I woke up in my bed at home. This is usually a good sign, because it means I didn't wake up in a gutter or on the floor of anybody's bathroom. My tooth was still missing.

A thin layer of dried blood covered my lips, and memories drifted back, unbidden, of strobe lights and speakers, and a hundred swinging fists.

I walked downstairs to make breakfast, and saw that my mother was awake on the couch.

Shit. Best to get this over with.

"Morning," I said.

"What happened to your tooth?" she asked.

"I misplaced it," I said, walking past her to the kitchen.

"You realize we don't have dental insurance, right?"

I started making a sandwich

"This is coming out of your pocket!" she yelled.

"Thanks, mom, how about an 'Oh honey, are you okay?'" I asked, spreading mustard on my bread.

$750 and a root canal later, I still wasn't much closer to having a smile anyone with a family tree that branches would be proud of. The dentist estimated he could fix my tooth for $1400.

Now, a funny thing about the geography of Southern California is that Mexico is really, really close. Tijuana is a wonderful place where all manner of things can be obtained cheaply or illegally. I happened to live not far from this wonderful place, and decided to take a risk.

The only real problem with my plan was the fact that I don't speak Spanish, but I managed to communicate my problem with liberal use of hand gestures and the few words of Spanish I could recall from elementary school.

"It will be very expensive," Dr. Trujello explained.

"How much?" I asked.

"One hundred fifty dollars," he stated.

I booked an appointment for Thursday.

I half expected to have a wooden tooth nailed into my gum for what I was paying, but saving $1250 appealed to my Jewish heritage enough to take the risk.

Things did not go entirely as planned.

I was sitting in the chair, as an assistant tried to remove the temporary replacement that they had put in until the final could be made. She attempted to gently coax the plastic tooth out, with no success. Thirty minutes later, we had progressed to pliers, and her muttering things which I didn't understand, but probably shouldn't repeat in polite company.

With one last groan, she gave up, and attempted to explain the problem to me, an act which was complicated by our lack of common linguistic ground. Eventually, she communicated to me that someone used the permanent glue instead of the temporary glue.

Flustered, she told me to come back the next day. She pulled out the schedule book, and started writing my name over the frowny face with "NO MAS!" written under it, and underlined in triplicate. "Look," I said, "It's okay. Let's do it when you aren't busy. Really, it's okay."
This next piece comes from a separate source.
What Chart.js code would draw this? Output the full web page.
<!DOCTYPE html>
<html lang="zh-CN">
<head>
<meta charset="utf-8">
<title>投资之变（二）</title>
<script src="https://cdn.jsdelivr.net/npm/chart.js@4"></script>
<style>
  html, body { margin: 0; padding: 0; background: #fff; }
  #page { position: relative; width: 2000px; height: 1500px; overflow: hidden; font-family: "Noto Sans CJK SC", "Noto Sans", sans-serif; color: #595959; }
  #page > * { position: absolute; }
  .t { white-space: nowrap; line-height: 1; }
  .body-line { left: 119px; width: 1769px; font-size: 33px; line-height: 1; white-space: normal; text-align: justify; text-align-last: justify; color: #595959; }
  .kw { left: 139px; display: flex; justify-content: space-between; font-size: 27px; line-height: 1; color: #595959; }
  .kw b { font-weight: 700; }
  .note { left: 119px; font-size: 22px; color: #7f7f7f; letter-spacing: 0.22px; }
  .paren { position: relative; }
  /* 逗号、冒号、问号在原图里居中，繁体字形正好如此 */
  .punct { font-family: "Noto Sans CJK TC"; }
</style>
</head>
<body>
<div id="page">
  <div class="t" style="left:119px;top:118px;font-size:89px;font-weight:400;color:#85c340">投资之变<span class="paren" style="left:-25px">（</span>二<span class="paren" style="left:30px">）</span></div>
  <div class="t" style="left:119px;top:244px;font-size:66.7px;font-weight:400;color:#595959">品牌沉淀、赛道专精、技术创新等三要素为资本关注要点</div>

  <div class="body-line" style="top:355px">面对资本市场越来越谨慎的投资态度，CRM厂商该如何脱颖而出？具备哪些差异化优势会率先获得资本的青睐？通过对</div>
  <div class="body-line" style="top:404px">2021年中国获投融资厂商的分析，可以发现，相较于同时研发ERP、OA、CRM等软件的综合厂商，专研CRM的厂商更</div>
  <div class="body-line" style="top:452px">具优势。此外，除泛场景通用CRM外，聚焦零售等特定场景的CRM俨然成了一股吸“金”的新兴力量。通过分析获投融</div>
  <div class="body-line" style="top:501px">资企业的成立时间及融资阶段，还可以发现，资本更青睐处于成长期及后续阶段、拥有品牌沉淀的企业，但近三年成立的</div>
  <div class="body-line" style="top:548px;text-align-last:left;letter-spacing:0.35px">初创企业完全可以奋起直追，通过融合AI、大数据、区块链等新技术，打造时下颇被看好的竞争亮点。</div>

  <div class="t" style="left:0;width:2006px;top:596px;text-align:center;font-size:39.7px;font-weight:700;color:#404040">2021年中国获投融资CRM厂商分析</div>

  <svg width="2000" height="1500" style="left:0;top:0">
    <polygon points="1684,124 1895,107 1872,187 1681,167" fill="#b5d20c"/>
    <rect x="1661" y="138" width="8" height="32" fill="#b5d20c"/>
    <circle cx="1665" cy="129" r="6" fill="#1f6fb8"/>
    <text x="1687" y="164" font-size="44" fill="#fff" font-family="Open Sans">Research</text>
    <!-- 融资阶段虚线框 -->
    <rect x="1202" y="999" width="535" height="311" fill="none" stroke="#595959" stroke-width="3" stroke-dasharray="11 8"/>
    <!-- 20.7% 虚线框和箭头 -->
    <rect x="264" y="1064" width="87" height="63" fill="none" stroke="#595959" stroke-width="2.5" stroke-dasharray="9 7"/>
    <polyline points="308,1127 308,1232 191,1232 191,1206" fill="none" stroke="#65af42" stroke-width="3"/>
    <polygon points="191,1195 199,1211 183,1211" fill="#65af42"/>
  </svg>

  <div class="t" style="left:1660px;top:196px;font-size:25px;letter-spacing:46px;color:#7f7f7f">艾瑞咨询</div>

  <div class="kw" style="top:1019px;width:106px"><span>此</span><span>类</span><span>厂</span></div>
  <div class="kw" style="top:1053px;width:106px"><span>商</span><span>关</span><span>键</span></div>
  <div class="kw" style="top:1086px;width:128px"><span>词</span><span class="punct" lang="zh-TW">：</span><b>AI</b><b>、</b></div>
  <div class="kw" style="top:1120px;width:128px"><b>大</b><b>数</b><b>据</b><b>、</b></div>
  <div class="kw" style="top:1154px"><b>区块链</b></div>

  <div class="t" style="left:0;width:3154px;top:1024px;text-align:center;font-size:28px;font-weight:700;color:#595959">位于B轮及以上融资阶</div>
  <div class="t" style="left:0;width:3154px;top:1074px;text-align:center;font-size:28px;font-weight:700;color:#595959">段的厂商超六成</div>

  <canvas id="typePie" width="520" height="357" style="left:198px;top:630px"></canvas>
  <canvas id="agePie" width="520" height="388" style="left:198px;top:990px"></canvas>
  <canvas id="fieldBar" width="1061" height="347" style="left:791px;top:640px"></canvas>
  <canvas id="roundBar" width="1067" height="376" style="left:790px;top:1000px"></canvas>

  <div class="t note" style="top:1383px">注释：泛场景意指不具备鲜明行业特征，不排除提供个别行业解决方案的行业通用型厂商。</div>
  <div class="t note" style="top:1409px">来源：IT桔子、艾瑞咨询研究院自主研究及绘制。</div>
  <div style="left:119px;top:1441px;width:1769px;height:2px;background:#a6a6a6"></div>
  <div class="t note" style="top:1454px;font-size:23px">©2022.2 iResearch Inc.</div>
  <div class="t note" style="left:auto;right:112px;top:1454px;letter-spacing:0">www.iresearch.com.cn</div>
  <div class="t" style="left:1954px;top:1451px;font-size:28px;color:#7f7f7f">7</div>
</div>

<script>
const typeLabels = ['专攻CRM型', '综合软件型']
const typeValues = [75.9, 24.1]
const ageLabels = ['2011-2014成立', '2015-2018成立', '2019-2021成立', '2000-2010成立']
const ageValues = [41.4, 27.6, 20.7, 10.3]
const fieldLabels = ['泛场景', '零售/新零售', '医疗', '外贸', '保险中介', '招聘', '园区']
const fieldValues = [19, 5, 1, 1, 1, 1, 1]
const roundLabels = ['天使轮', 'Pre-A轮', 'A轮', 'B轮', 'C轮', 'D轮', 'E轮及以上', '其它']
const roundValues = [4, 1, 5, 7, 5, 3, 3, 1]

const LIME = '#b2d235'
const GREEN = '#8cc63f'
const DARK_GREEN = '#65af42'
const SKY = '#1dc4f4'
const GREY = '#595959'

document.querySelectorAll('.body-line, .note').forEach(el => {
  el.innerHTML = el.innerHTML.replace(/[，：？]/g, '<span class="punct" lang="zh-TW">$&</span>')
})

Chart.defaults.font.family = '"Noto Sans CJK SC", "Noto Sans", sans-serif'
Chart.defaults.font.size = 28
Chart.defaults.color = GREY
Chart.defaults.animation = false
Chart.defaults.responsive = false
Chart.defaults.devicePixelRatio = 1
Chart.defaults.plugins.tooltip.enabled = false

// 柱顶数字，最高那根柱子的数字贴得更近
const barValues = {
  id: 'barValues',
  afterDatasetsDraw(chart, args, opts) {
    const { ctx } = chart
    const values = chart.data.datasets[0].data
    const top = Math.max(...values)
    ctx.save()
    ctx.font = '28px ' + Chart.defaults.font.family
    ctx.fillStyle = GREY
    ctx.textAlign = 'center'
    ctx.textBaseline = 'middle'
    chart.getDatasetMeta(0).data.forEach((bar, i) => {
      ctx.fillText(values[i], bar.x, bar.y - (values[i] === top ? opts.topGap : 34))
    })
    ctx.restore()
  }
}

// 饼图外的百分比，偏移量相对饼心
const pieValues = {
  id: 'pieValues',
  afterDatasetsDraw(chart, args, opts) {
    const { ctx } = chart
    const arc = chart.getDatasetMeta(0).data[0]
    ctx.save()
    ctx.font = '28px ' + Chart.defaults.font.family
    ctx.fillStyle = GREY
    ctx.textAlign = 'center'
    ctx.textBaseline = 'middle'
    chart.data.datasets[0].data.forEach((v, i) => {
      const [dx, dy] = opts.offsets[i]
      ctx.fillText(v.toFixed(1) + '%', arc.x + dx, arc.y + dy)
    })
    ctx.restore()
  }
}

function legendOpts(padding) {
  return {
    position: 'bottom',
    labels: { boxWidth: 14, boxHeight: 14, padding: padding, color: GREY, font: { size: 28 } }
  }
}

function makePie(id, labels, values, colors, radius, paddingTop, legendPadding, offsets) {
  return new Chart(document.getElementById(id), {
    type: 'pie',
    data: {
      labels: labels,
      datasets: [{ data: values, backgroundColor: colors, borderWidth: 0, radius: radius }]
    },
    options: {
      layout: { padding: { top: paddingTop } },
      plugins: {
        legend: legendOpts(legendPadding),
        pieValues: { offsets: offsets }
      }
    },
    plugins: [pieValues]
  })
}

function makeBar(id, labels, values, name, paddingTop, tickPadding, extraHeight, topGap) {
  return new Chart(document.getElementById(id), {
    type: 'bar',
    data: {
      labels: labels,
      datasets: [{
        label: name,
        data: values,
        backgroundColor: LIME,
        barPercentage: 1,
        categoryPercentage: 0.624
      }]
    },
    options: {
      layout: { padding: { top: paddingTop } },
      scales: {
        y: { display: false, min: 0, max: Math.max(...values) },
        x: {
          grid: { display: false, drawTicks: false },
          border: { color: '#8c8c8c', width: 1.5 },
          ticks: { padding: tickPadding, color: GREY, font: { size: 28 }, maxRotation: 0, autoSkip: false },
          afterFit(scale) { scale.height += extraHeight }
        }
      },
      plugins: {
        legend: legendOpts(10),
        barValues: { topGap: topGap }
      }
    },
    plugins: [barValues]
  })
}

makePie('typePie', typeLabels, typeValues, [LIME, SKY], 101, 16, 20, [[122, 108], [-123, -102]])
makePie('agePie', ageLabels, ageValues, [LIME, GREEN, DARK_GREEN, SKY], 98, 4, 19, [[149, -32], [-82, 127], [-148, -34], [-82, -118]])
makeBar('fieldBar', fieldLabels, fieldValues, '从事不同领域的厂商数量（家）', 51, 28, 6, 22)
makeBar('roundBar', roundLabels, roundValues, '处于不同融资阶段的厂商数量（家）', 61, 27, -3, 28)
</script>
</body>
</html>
I pointed at what I was fairly sure meant "Tuesday."

They finally got the temporary tooth out, but a mix-up had occured at the lab, and it would take another four hours until my final replacement could arrive. Not being worth the time to drive home and then drive back, I decided to have an adventure.

I took the opportunity to indulge in lunch, and the accompanying two for one margarita specials. I still had three hours left to kill. I decided to go exploring off the beaten path, and turned down a narrow dirt road.

And so it was that I found myself in the whorehouse district of Tijuana, drunk, in the middle of a police raid, with no front tooth.

I quickly realized that I was not where I wanted to be as the men standing in dark doorways called out to me, asking if I liked women and motioning for me to come inside. I kept walking, but more and more of them tried to talk to me, becoming more aggressive, one even going so far as to grab me while his buddy blocked my path. I pushed past and kept walking. I quickened my pace, turned the corner, and found myself face to face with a barricade of police and Federales with automatic weapons drawn in front of me. Intuition told me that this was probably not an ideal situation. Mentally, I inventoried my bribe money supplies, and realized that I didn't have any money left aside from the money I needed to pay for the tooth. Guess I could only hope for the best. I crossed my fingers and walked, in the most non-threatening manner possible, past the police line. Nobody stopped me.

I looked up and saw the silver arch in the distance, and decided it was time to head back. They restored my tooth, I paid the bill, and I left. I haven't been back since.